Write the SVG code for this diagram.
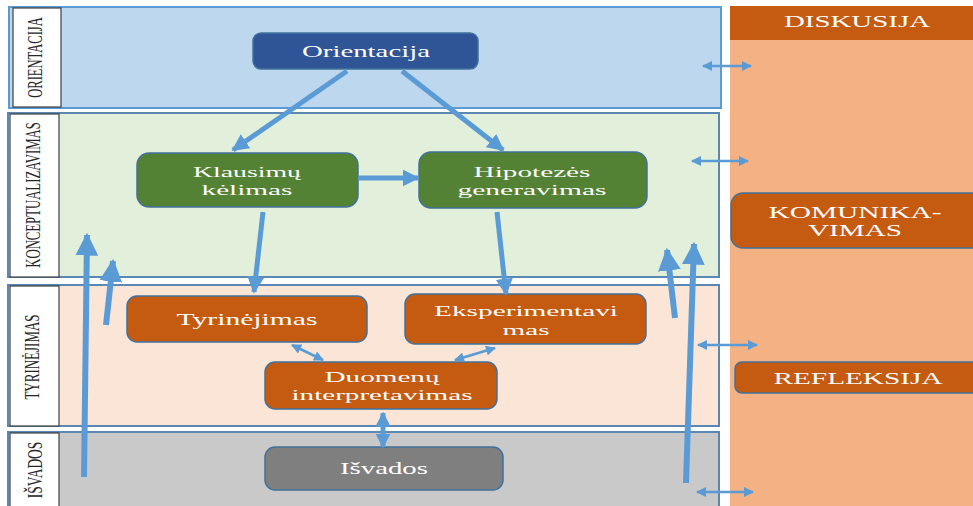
<svg xmlns="http://www.w3.org/2000/svg" width="973" height="506" viewBox="0 0 973 506">
<defs>
<style>
.band{stroke-width:2}
.col{fill:#ffffff;stroke:#404040;stroke-width:1.2}
.vlab{font-family:"Liberation Serif","Times New Roman",serif;font-size:20px;fill:#262626;text-anchor:middle}
.node{stroke:#41719C;stroke-width:1.5}
.nt{font-family:"Liberation Serif","Times New Roman",serif;font-size:17px;fill:#ffffff;text-anchor:middle}
.nt2{font-family:"Liberation Serif","Times New Roman",serif;font-size:15.5px;fill:#ffffff;text-anchor:middle}
.rt{font-family:"Liberation Serif","Times New Roman",serif;font-size:16px;fill:#ffffff;text-anchor:middle}
.thick{stroke:#5B9BD5;stroke-width:5;fill:none}
.vthick{stroke:#5B9BD5;stroke-width:6;fill:none}
.thin{stroke:#5B9BD5;stroke-width:2.5;fill:none}
</style>
<marker id="ah" viewBox="0 0 10 10" refX="9" refY="5" markerWidth="3.4" markerHeight="3.4" markerUnits="strokeWidth" orient="auto">
<path d="M0,0 L10,5 L0,10 z" fill="#5B9BD5"/>
</marker>
<marker id="ahb" viewBox="0 0 10 10" refX="9" refY="5" markerWidth="3.8" markerHeight="3.8" markerUnits="strokeWidth" orient="auto">
<path d="M0,0 L10,5 L0,10 z" fill="#5B9BD5"/>
</marker>
<marker id="as" viewBox="0 0 10 10" refX="9" refY="5" markerWidth="5" markerHeight="4" markerUnits="strokeWidth" orient="auto-start-reverse">
<path d="M0,0 L10,5 L0,10 z" fill="#5B9BD5"/>
</marker>
<marker id="am" viewBox="0 0 10 10" refX="9" refY="5" markerWidth="3" markerHeight="3" markerUnits="strokeWidth" orient="auto-start-reverse">
<path d="M0,0 L10,5 L0,10 z" fill="#5B9BD5"/>
</marker>
</defs>

<rect x="0" y="0" width="973" height="506" fill="#ffffff"/>

<!-- right side -->
<g id="side">
<rect x="730" y="6" width="243" height="500" fill="#F4B183"/>
</g>
<g id="diskusija">
<rect x="730" y="6" width="243" height="34" fill="#C55A11"/>
<text class="rt" x="857" y="27" textLength="146" lengthAdjust="spacingAndGlyphs">DISKUSIJA</text>
</g>

<!-- bands -->
<g id="band-orientacija">
<rect class="band" x="9" y="7" width="712" height="101" fill="#BDD7EE" stroke="#5B9BD5"/>
<rect class="col" x="13" y="8" width="48" height="99"/>
<text class="vlab" transform="translate(42,57.5) rotate(-90) scale(0.62,1)" textLength="130" lengthAdjust="spacingAndGlyphs">ORIENTACIJA</text>
</g>
<g id="band-konceptualizavimas">
<rect class="band" x="8" y="113" width="711" height="164" fill="#E2EFDA" stroke="#5B87B5"/>
<rect class="col" x="10" y="114" width="49" height="163"/>
<text class="vlab" transform="translate(40,195) rotate(-90) scale(0.63,1)" textLength="231" lengthAdjust="spacingAndGlyphs">KONCEPTUALIZAVIMAS</text>
</g>
<g id="band-tyrinejimas">
<rect class="band" x="8" y="285" width="711" height="141" fill="#FBE5D6" stroke="#5B87B5"/>
<rect class="col" x="10" y="286" width="49" height="140"/>
<text class="vlab" transform="translate(39,357) rotate(-90) scale(0.65,1)" textLength="131" lengthAdjust="spacingAndGlyphs">TYRINĖJIMAS</text>
</g>
<g id="band-isvados">
<rect class="band" x="8" y="432" width="711" height="76" fill="#C9C9C9" stroke="#5B87B5"/>
<rect class="col" x="10" y="433" width="49" height="75"/>
<text class="vlab" transform="translate(42,470) rotate(-90) scale(0.65,1)" textLength="87" lengthAdjust="spacingAndGlyphs">IŠVADOS</text>
</g>

<!-- right boxes -->
<g id="komunikavimas">
<rect class="node" x="731" y="193" width="260" height="55" rx="12" fill="#C55A11"/>
<text class="rt" x="855" y="218" textLength="173" lengthAdjust="spacingAndGlyphs">KOMUNIKA-</text>
<text class="rt" x="855" y="236" textLength="94" lengthAdjust="spacingAndGlyphs">VIMAS</text>
</g>
<g id="refleksija">
<rect class="node" x="735" y="362" width="260" height="31" rx="7" fill="#C55A11"/>
<text class="rt" x="858" y="384" textLength="169" lengthAdjust="spacingAndGlyphs">REFLEKSIJA</text>
</g>

<!-- nodes -->
<g id="orientacija">
<rect class="node" x="253" y="33" width="225" height="36" rx="8" fill="#2F5597"/>
<text class="nt" x="366" y="57" textLength="128" lengthAdjust="spacingAndGlyphs">Orientacija</text>
</g>
<g id="klausimu">
<rect class="node" x="137" y="153" width="221" height="54" rx="12" fill="#548235"/>
<text class="nt2" x="247" y="177" textLength="108" lengthAdjust="spacingAndGlyphs">Klausimų</text>
<text class="nt2" x="247" y="195" textLength="91" lengthAdjust="spacingAndGlyphs">kėlimas</text>
</g>
<g id="hipotezes">
<rect class="node" x="419" y="152" width="228" height="56" rx="12" fill="#548235"/>
<text class="nt2" x="532" y="177" textLength="117" lengthAdjust="spacingAndGlyphs">Hipotezės</text>
<text class="nt2" x="532" y="195" textLength="149" lengthAdjust="spacingAndGlyphs">generavimas</text>
</g>
<g id="tyrinejimas">
<rect class="node" x="127" y="296" width="240" height="46" rx="10" fill="#C55A11"/>
<text class="nt" x="247" y="325" textLength="141" lengthAdjust="spacingAndGlyphs">Tyrinėjimas</text>
</g>
<g id="eksperimentavimas">
<rect class="node" x="405" y="294" width="241" height="50" rx="10" fill="#C55A11"/>
<text class="nt2" x="526" y="316" textLength="184" lengthAdjust="spacingAndGlyphs">Eksperimentavi</text>
<text class="nt2" x="526" y="335" textLength="47" lengthAdjust="spacingAndGlyphs">mas</text>
</g>
<g id="duomenu">
<rect class="node" x="265" y="362" width="232" height="47" rx="10" fill="#C55A11"/>
<text class="nt2" x="382" y="382" textLength="115" lengthAdjust="spacingAndGlyphs">Duomenų</text>
<text class="nt2" x="382" y="400" textLength="181" lengthAdjust="spacingAndGlyphs">interpretavimas</text>
</g>
<g id="isvados">
<rect class="node" x="265" y="447" width="238" height="43" rx="10" fill="#7F7F7F"/>
<text class="nt" x="384" y="474" textLength="88" lengthAdjust="spacingAndGlyphs">Išvados</text>
</g>

<!-- connectors -->
<g id="connectors">
<line class="thick" x1="347" y1="71" x2="233" y2="150" marker-end="url(#ah)"/>
<line class="thick" x1="402" y1="71" x2="503" y2="150" marker-end="url(#ah)"/>
<line class="thick" x1="358" y1="178" x2="418" y2="178" marker-end="url(#ah)"/>
<line class="thick" x1="263" y1="212" x2="254" y2="292" marker-end="url(#ah)"/>
<line class="thick" x1="497" y1="212" x2="506" y2="294" marker-end="url(#ah)"/>
<line class="vthick" x1="84" y1="477" x2="87" y2="235" marker-end="url(#ahb)"/>
<line class="vthick" x1="106" y1="325" x2="113" y2="261" marker-end="url(#ahb)"/>
<line class="vthick" x1="675" y1="318" x2="667" y2="250" marker-end="url(#ahb)"/>
<line class="vthick" x1="686" y1="483" x2="694" y2="244" marker-end="url(#ahb)"/>
<line class="thin" x1="703" y1="66" x2="751" y2="66" marker-start="url(#as)" marker-end="url(#as)"/>
<line class="thin" x1="692" y1="161" x2="748" y2="161" marker-start="url(#as)" marker-end="url(#as)"/>
<line class="thin" x1="698" y1="345" x2="757" y2="345" marker-start="url(#as)" marker-end="url(#as)"/>
<line class="thin" x1="697" y1="492" x2="753" y2="492" marker-start="url(#as)" marker-end="url(#as)"/>
<line class="thin" x1="292" y1="345" x2="323" y2="360" marker-start="url(#as)" marker-end="url(#as)"/>
<line class="thin" x1="495" y1="348" x2="455" y2="360" marker-start="url(#as)" marker-end="url(#as)"/>
<line class="thick" x1="383" y1="413" x2="383" y2="447" stroke-width="4" marker-start="url(#am)" marker-end="url(#am)"/>
</g>
</svg>
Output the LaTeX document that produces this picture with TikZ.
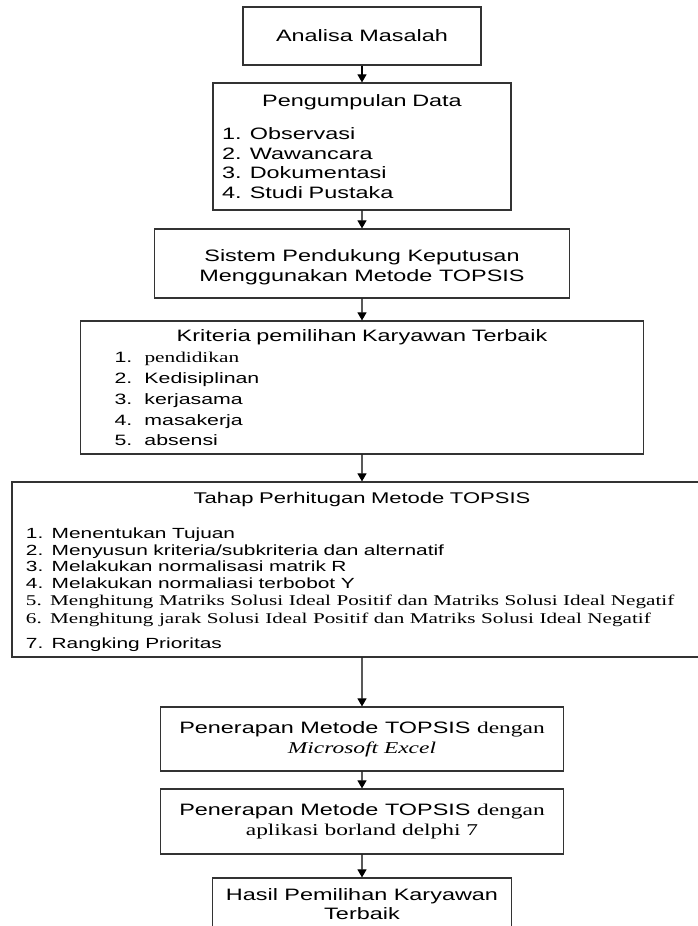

- _WHAT YOU NEED TO DO_:
Which lines of the data include "this"? Copy each of them.

- _WRITTEN ANSWER_:
Write the SVG code for this diagram.
Output the LaTeX document that produces this picture with TikZ.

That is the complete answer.